VISEN CENTER DISTINGUISHED LECTURE SERIES AT RICE UNIVERSITY PRESENTS:

Practical, Provably Unbreakable Encryption
Michael O. Rabin
Thomas J. Watson, Sr. Professor of Computer Science
Harvard University
Wednesday, August 27th @ 4:00 p.m.
McMurtry Auditorium, Duncan Hall
Reception to follow in Martel Hall
http://www.events.rice.edu/index.cfm?EventRecord=10234
Cryptography is an essential tool for secure communication, computer security, and safe commercial transactions. Modern Cryptography is based for its security on unproven assumptions such as the intractability of factorization. The possible breaking of current encryptions by algorithmic innovations will entail disastrous consequences. The primary suggested method to overcome this problem is use of Quantum Cryptography. This solution is encumbered by serious practical and cost limitations. We shall describe a realization of provably unbreakable encryption within a network of computers, which is readily implemented. The presentation will be self contained and accessible to a wide audience.

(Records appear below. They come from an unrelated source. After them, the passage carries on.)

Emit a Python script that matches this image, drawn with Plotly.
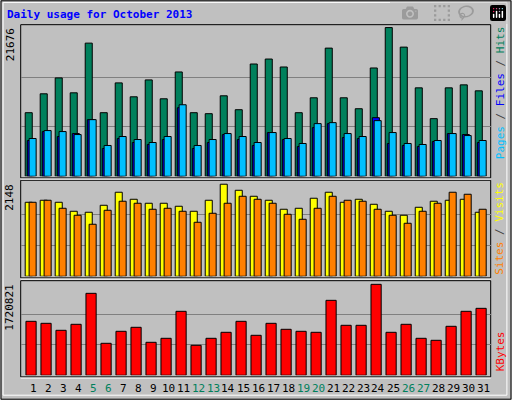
import plotly.graph_objects as go

days = list(range(1, 32))
hits = [9270,12022,14339,12167,19409,9270,13615,11587,14049,11297,15208,9270,9125,11732,9704,16367,17091,15932,9270,11442,18684,11442,9849,15788,21676,18829,12891,8401,12891,13325,12456]
files = [5504,6663,6518,6083,8256,4490,5794,5359,4925,5794,10428,4490,5359,6228,5794,4925,6373,5504,4780,7677,7821,6228,5794,8111,6373,4780,4635,5214,6228,5938,5214]
pages = [5214,6518,5794,6228,8256,4056,5504,4925,4635,5359,9994,4056,4925,6083,5359,4490,6373,5359,4345,7097,7677,5649,5504,8546,4780,4490,4345,5069,6228,6083,4925]
sites = [1727,1774,1727,1517,1494,1657,1961,1797,1704,1704,1634,1517,1774,2148,2007,1867,1774,1564,1587,1821,1961,1727,1797,1680,1517,1424,1610,1751,1774,1797,1494]
visits = [1727,1774,1587,1424,1214,1540,1751,1704,1564,1587,1517,1260,1470,1704,1867,1797,1704,1447,1330,1587,1867,1774,1751,1564,1424,1237,1517,1704,1961,1914,1564]
kbytes = [1021086,983268,850905,964359,1550538,605088,831996,907632,624000,699633,1210176,567270,699633,813087,1021086,756360,983268,869814,831996,813087,1418175,945450,945450,1720821,813087,964359,699633,661815,926541,1210176,1266903]
weekends = [5, 6, 12, 13, 19, 20, 26, 27]
max_hits, max_sites, max_kb = 21676, 2148, 1720821

MONO = "DejaVu Sans Mono"
line = dict(color="black", width=1)
fig = go.Figure()
def bar(y, color, off, w, ax):
    fig.add_trace(go.Bar(x=days, y=y, offset=off, width=w, marker=dict(color=color, line=line),
                         xaxis="x" if ax == 1 else f"x{ax}", yaxis="y" if ax == 1 else f"y{ax}",
                         showlegend=False, hoverinfo="skip"))
bar(hits, "#00805c", -0.52, 0.47, 1)
bar(pages, "#0000ff", -0.38, 0.47, 1)
bar(files, "#00c0ff", -0.26, 0.47, 1)
bar(sites, "#ffff00", -0.52, 0.47, 2)
bar(visits, "#ff8000", -0.26, 0.47, 2)
bar(kbytes, "#ff0000", -0.47, 0.68, 3)

xd = [20.7/512, 490.7/512]
xr = [0.18, 31.51]
doms = {1: [0.5593, 0.9383], 2: [0.3093, 0.5493], 3: [0.0618, 0.2983]}
ranges = {1: 22100, 2: 2240, 3: 1790000}
maxes = {1: max_hits, 2: max_sites, 3: max_kb}
lay = dict(width=512, height=400, margin=dict(l=0, r=0, t=0, b=0),
           paper_bgcolor="#c0c0c0", plot_bgcolor="#c0c0c0", barmode="overlay",
           font=dict(family=MONO, size=11, color="black"))
shapes = []
for i in (1, 2, 3):
    s = "" if i == 1 else str(i)
    lay["xaxis" + s] = dict(domain=xd, range=xr, anchor="y" + s, showticklabels=False,
                            showgrid=False, zeroline=False, ticks="", fixedrange=True)
    m = maxes[i]
    lay["yaxis" + s] = dict(domain=doms[i], range=[0, ranges[i]], anchor="x" + s,
                            tickvals=[m/3, 2*m/3], showticklabels=False, showgrid=True,
                            gridcolor="#808080", gridwidth=1, zeroline=False, ticks="", fixedrange=True)
    shapes.append(dict(type="rect", xref="paper", yref="paper", x0=xd[0], x1=xd[1],
                       y0=doms[i][0]-0.004, y1=doms[i][1], line=dict(color="black", width=1), layer="below"))
    shapes.append(dict(type="line", xref="paper", yref="paper", x0=xd[0], x1=xd[1],
                       y0=doms[i][0]-0.007, y1=doms[i][0]-0.007, line=dict(color="white", width=1)))
shapes.append(dict(type="rect", xref="paper", yref="paper", x0=0.002, x1=0.998, y0=0.002, y1=0.998,
                   line=dict(color="black", width=1)))
shapes.append(dict(type="rect", xref="paper", yref="paper", x0=0.006, x1=0.99, y0=0.012, y1=0.994,
                   line=dict(color="white", width=1)))
lay["shapes"] = shapes

ann = [dict(text="<b>Daily usage for October 2013</b>", x=5/512, y=1-15/400, xref="paper", yref="paper",
            xanchor="left", yanchor="middle", showarrow=False, font=dict(color="#0000ff", size=11, family=MONO))]
for i, lab in ((1, "21676"), (2, "2148"), (3, "1720821")):
    ann.append(dict(text=lab, x=10/512, y=doms[i][1]-0.005, xref="paper", yref="paper", textangle=-90,
                    xanchor="center", yanchor="top", showarrow=False, font=dict(size=11)))
ann.append(dict(text='<span style="color:#00c0ff">Pages</span> / <span style="color:#0000ff">Files</span> / <span style="color:#00805c">Hits</span>',
                x=500/512, y=doms[1][1], xref="paper", yref="paper", textangle=-90, xanchor="center", yanchor="top",
                showarrow=False, font=dict(size=11, color="#404040")))
ann.append(dict(text='<span style="color:#ff8000">Sites</span> / <span style="color:#ffff00">Visits</span>',
                x=500/512, y=doms[2][1], xref="paper", yref="paper", textangle=-90, xanchor="center", yanchor="top",
                showarrow=False, font=dict(size=11, color="#404040")))
ann.append(dict(text="KBytes", x=500/512, y=doms[3][0]+0.005, xref="paper", yref="paper", textangle=-90,
                xanchor="center", yanchor="bottom", showarrow=False, font=dict(size=11, color="#ff0000")))
for d in days:
    ann.append(dict(text=str(d), x=d, y=1-388/400, xref="x3", yref="paper", showarrow=False,
                    xanchor="center", yanchor="middle",
                    font=dict(size=11, color="#00805c" if d in weekends else "black")))
lay["annotations"] = ann
fig.update_layout(**lay)
fig.write_html("out.html")

with open("out.html", encoding="utf-8") as f:
    html = f.read()
html = html.replace("<head>", "<head><style>html,body{margin:0;padding:0;overflow:hidden;}</style>", 1)
with open("out.html", "w", encoding="utf-8") as f:
    f.write(html)
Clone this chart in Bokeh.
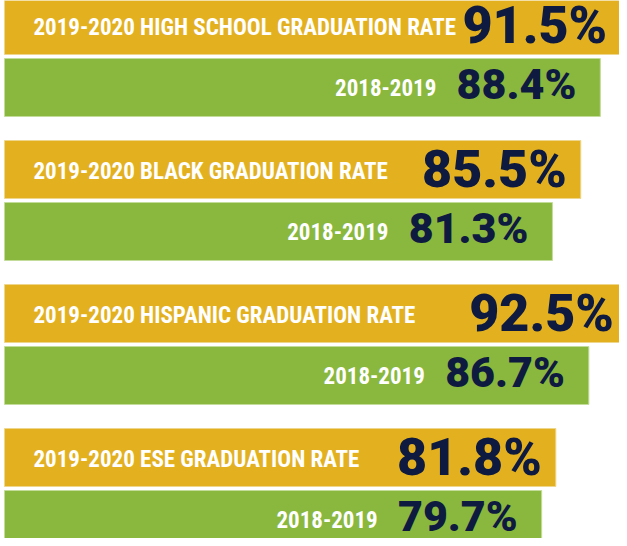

Biography for Michael Rabin
Rabin got his M.Sc. from the Hebrew University and his Ph.D. from Princeton University, where he had his first academic appointment. Later he was visiting member of the Institute for Advanced Study, interacting with K. Godel. He was Albert Einstein Professor of Mathematics at the Hebrew University, serving as its Rector (Academic Head) from 1972 to 1975. At various times he held Visiting Professorships at Yale University, the Weizmann Institute, the Israel Technion, UC Berkeley, MIT, University of Paris, the Courant Institute of Mathematics, Caltech, ETH Zurich,Columbia University, and Kings College London. He was Saville Fellow at Merton College, Oxford, and Steward Fellow at Gonville and Caius College, Cambridge. From 82 to 94 he served on the IBM Science Advisory Committee. His contributions were recognized by awards including the ACM Turing Award in Computer Science, the ACM Kanellakis Theory and Practice Award, the Rothschild Prize in Mathematics, the Weizmann Prize in Exact Sciences, the IEEE Charles Babbage Award, the Harvey Prize for Science and Technology, the Israel Prize in Computer Science, and the EME"T Prize in Computer Science. Rabin was elected as member or foreign honorary member to academies including the US National Academy of Sciences, the French Academy of Sciences, the American Academy of Arts and Sciences, the American Philosophical Society, the Israel Academy of Sciences and Humanities, and the Foreign Member Royal Society. He holds honorary degrees from New York University, Haifa University, the University of Bordeaux I, Israel's Open University, Ben Gurion University, and the University of Wroclaw. Rabin's research interests include complexity of computations, efficient algorithms, randomized algorithms, DNA to DNA Computing, parallel and distributed computation and computer security. During the past three years he has created, with Y. Aumann and Y.Z. Ding, Hyper-Encryption, the first ever encryption scheme provably providing everlasting secrecy against a computationally unbounded adversary; invented, with S.Micali and J. Kilian, Zero Knowledge Sets, a new primitive for privacy and security protocols; invented and implemented, with W. Yang and H. Rao, a micro chip for physical generation of a strong stream of truly random bits. Hyper-Encryption has been implemented at Harvard via a novel Virtual Satellite model.